_Charts and diagrams as code_

-------

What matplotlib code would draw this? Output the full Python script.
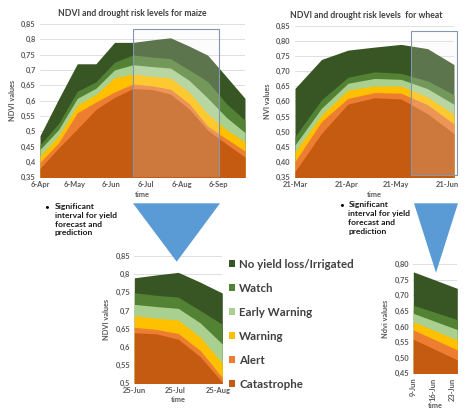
import numpy as np
import pandas as pd
import matplotlib
matplotlib.use("Agg")
import matplotlib.pyplot as plt
from matplotlib.patches import Patch, Rectangle, Polygon

plt.rcParams["font.family"] = ["Lato", "DejaVu Sans"]

# ---- data (16-day NDVI composites, upper bound of each risk level) ----
series_names = ["No yield loss/Irrigated", "Watch", "Early Warning",
                "Warning", "Alert", "Catastrophe"]
series_colors = ["#375623", "#548235", "#A9D08E", "#FFC000", "#ED7D31", "#C55A11"]

maize_dates = ["2016-04-06", "2016-04-22", "2016-05-08", "2016-05-24",
               "2016-06-09", "2016-06-25", "2016-07-11", "2016-07-27",
               "2016-08-12", "2016-08-28", "2016-09-13", "2016-09-29"]
maize_nyl = [0.485, 0.605, 0.720, 0.720, 0.790, 0.790, 0.798, 0.805, 0.778, 0.748, 0.678, 0.607]
maize_watch = [0.455, 0.525, 0.630, 0.661, 0.725, 0.749, 0.742, 0.737, 0.700, 0.662, 0.590, 0.535]
maize_early = [0.440, 0.505, 0.607, 0.640, 0.700, 0.717, 0.711, 0.706, 0.666, 0.608, 0.545, 0.495]
maize_warning = [0.420, 0.485, 0.585, 0.620, 0.675, 0.686, 0.679, 0.674, 0.627, 0.556, 0.505, 0.465]
maize_alert = [0.398, 0.462, 0.560, 0.595, 0.628, 0.654, 0.648, 0.637, 0.590, 0.516, 0.475, 0.435]
maize_cat = [0.378, 0.445, 0.507, 0.571, 0.610, 0.639, 0.636, 0.621, 0.573, 0.503, 0.458, 0.415]

wheat_dates = ["2016-03-21", "2016-04-06", "2016-04-22", "2016-05-08",
               "2016-05-24", "2016-06-09", "2016-06-25"]
wheat_nyl = [0.643, 0.739, 0.770, 0.780, 0.789, 0.775, 0.722]
wheat_watch = [0.483, 0.605, 0.680, 0.698, 0.693, 0.668, 0.622]
wheat_early = [0.455, 0.577, 0.660, 0.676, 0.673, 0.642, 0.590]
wheat_warning = [0.433, 0.555, 0.638, 0.651, 0.651, 0.615, 0.557]
wheat_alert = [0.400, 0.533, 0.610, 0.629, 0.627, 0.589, 0.525]
wheat_cat = [0.367, 0.494, 0.591, 0.612, 0.608, 0.559, 0.493]

maize_ticks = ["2016-04-06", "2016-05-06", "2016-06-06", "2016-07-06", "2016-08-06", "2016-09-06"]
wheat_ticks = ["2016-03-21", "2016-04-21", "2016-05-21", "2016-06-21"]
maize_zoom_ticks = ["2016-06-25", "2016-07-25", "2016-08-25"]
wheat_zoom_ticks = ["2016-06-09", "2016-06-16", "2016-06-23"]

maize_window = ("2016-06-25", "2016-08-28")
wheat_window = ("2016-06-09", "2016-06-25")
maize_box = ("2016-06-25", "2016-09-07")
wheat_box = ("2016-05-30", "2016-06-27")

note_text = "Significant\ninterval for yield\nforecast and\nprediction"

W, H = 474, 408
GRID = "#D9D9D9"
TXT = "#595959"


def px_axes(fig, x0, y0, x1, y1):
    # pixel box (top-left origin) -> figure axes
    return fig.add_axes([x0 / W, 1 - y1 / H, (x1 - x0) / W, (y1 - y0) / H])


def to_dt(lst):
    return pd.to_datetime(lst)


def draw_areas(ax, dates, layers, ylim, yticks, yfmt, ticks, rot=0):
    d = to_dt(dates)
    for vals, c in zip(layers, series_colors):
        ax.fill_between(d, 0, vals, color=c, lw=0)
    ax.set_xlim(d[0], d[-1])
    ax.set_ylim(*ylim)
    ax.set_yticks(yticks)
    ax.set_yticklabels([yfmt(v) for v in yticks])
    t = to_dt(ticks)
    ax.set_xticks(t)
    ax.set_xticklabels([f"{x.day}-{x:%b}" for x in t], rotation=rot)
    ax.grid(axis="y", color=GRID, lw=0.6)
    ax.set_axisbelow(True)
    for s in ax.spines.values():
        s.set_visible(False)
    ax.tick_params(length=0, labelsize=5.4, colors=TXT, pad=3)
    for lab in ax.get_xticklabels() + ax.get_yticklabels():
        lab.set_fontweight("bold")
    ax.patch.set_alpha(0)


def sub(dates, layers, window):
    d = to_dt(dates)
    m = (d >= pd.Timestamp(window[0])) & (d <= pd.Timestamp(window[1]))
    return list(np.array(dates)[m]), [list(np.array(v)[m]) for v in layers]


fmt_g = lambda v: f"{v:g}".replace(".", ",")
fmt_2 = lambda v: f"{v:.2f}".replace(".", ",")

maize_layers = [maize_nyl, maize_watch, maize_early, maize_warning, maize_alert, maize_cat]
wheat_layers = [wheat_nyl, wheat_watch, wheat_early, wheat_warning, wheat_alert, wheat_cat]

fig = plt.figure(figsize=(W / 100, H / 100), dpi=100)
lab_kw = dict(fontsize=5.3, color=TXT, fontweight="bold")
title_kw = dict(fontsize=6.2, color="#404040", fontweight="bold", pad=6, x=0.45)

# maize main
ax1 = px_axes(fig, 40, 24, 245, 177)
draw_areas(ax1, maize_dates, maize_layers, (0.35, 0.85),
           np.round(np.arange(0.35, 0.851, 0.05), 2), fmt_g, maize_ticks)
ax1.set_title("NDVI and drought risk levels for maize", **title_kw)
ax1.set_ylabel("NDVI values", labelpad=4, **lab_kw)
ax1.set_xlabel("time", labelpad=2, **lab_kw)
b = to_dt(list(maize_box))
ax1.add_patch(Rectangle((b[0], 0.35), b[1] - b[0], 0.485, facecolor="#F2F2F2",
                        alpha=0.2, edgecolor="none", zorder=5))
ax1.add_patch(Rectangle((b[0], 0.35), b[1] - b[0], 0.485, facecolor="none",
                        edgecolor="#8497B0", lw=0.8, zorder=6))

# wheat main
ax2 = px_axes(fig, 295, 26, 454, 176.7)
draw_areas(ax2, wheat_dates, wheat_layers, (0.35, 0.85),
           np.round(np.arange(0.35, 0.851, 0.05), 2), fmt_2, wheat_ticks)
ax2.set_title("NDVI and drought risk levels  for wheat", **title_kw)
ax2.set_ylabel("NVI values", labelpad=4, **lab_kw)
ax2.set_xlabel("time", labelpad=2, **lab_kw)
b = to_dt(list(wheat_box))
ax2.add_patch(Rectangle((b[0], 0.355), b[1] - b[0], 0.48, facecolor="#F2F2F2",
                        alpha=0.2, edgecolor="none", zorder=5, clip_on=False))
ax2.add_patch(Rectangle((b[0], 0.355), b[1] - b[0], 0.48, facecolor="none",
                        edgecolor="#8497B0", lw=0.8, zorder=6, clip_on=False))

# maize zoom
md, ml = sub(maize_dates, maize_layers, maize_window)
ax3 = px_axes(fig, 134.3, 256, 222.3, 383.3)
draw_areas(ax3, md, ml, (0.5, 0.85),
           np.round(np.arange(0.5, 0.851, 0.05), 2), fmt_g, maize_zoom_ticks)
ax3.set_ylabel("NDVI values", labelpad=4, **lab_kw)
ax3.set_xlabel("time", labelpad=1, **lab_kw)

# wheat zoom
wd, wl = sub(wheat_dates, wheat_layers, wheat_window)
ax4 = px_axes(fig, 413.3, 264, 457.3, 373.3)
draw_areas(ax4, wd, wl, (0.45, 0.80),
           np.round(np.arange(0.45, 0.801, 0.05), 2), fmt_2, wheat_zoom_ticks, rot=90)
ax4.set_ylabel("Ndvi values", labelpad=4, **lab_kw)
ax4.set_xlabel("time", labelpad=1, **lab_kw)

# legend
handles = [Patch(facecolor=c, edgecolor="none") for c in series_colors]
leg = fig.legend(handles, series_names, loc="upper left",
                 bbox_to_anchor=(229 / W, 1 - 259 / H), frameon=False,
                 fontsize=8.3, labelcolor="#404040", handlelength=0.55,
                 handleheight=0.55, handletextpad=0.35, labelspacing=1.12,
                 borderpad=0, borderaxespad=0)
for t in leg.get_texts():
    t.set_fontweight("bold")

# overlay: triangles and notes in pixel coordinates
ov = fig.add_axes([0, 0, 1, 1])
ov.set_xlim(0, W)
ov.set_ylim(H, 0)
ov.axis("off")
ov.add_patch(Polygon([(133, 203.3), (220, 203.3), (176.7, 261.7)], closed=True,
                     facecolor="#5B9BD5", edgecolor="none"))
ov.add_patch(Polygon([(414, 203.3), (458, 203.3), (436, 272.7)], closed=True,
                     facecolor="#5B9BD5", edgecolor="none"))
for bx, tx, ty in [(46.7, 55, 203), (341.7, 348.3, 201.5)]:
    ov.text(bx, ty, "\u2022", fontsize=6, va="top", ha="center", color="black")
    ov.text(tx, ty, note_text, fontsize=6.1, fontweight="bold", va="top",
            ha="left", color="#1a1a1a", linespacing=1.3)

fig.savefig("out.png", dpi=100)
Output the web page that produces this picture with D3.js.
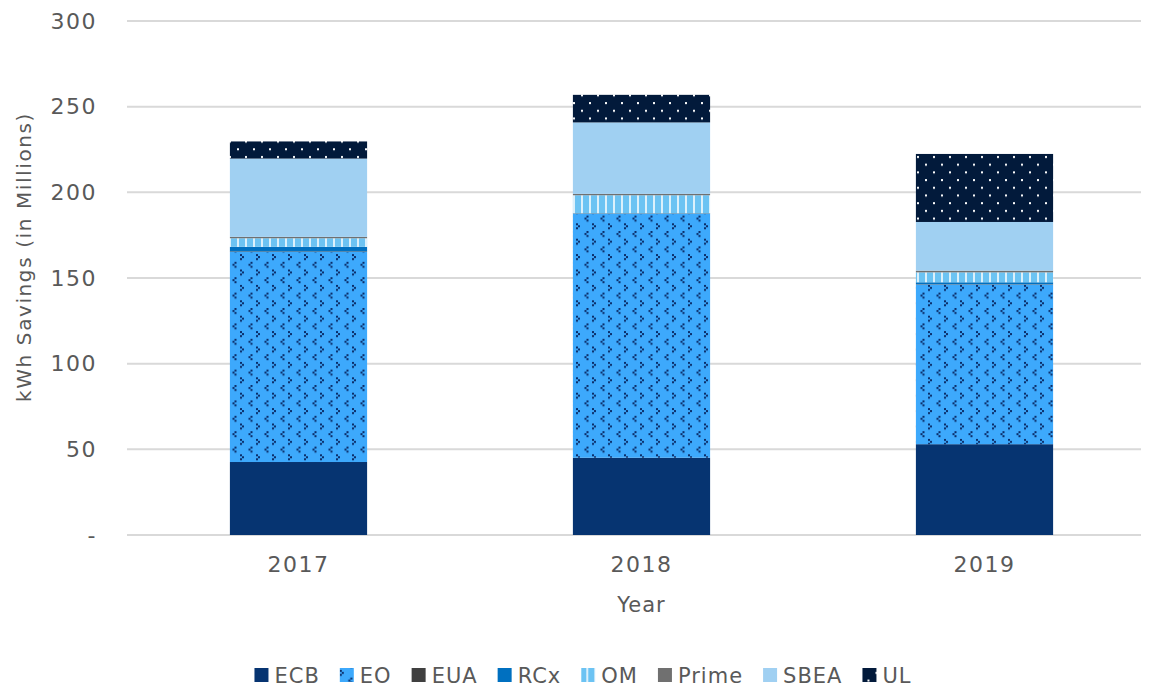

-------

_Task to carry out_
Show each line holding the word "matplotlib".

_Full output_
What matplotlib code would draw this? Output the full Python script.
import matplotlib
matplotlib.use("Agg")
import matplotlib.pyplot as plt
from matplotlib.patches import Patch, Rectangle, Polygon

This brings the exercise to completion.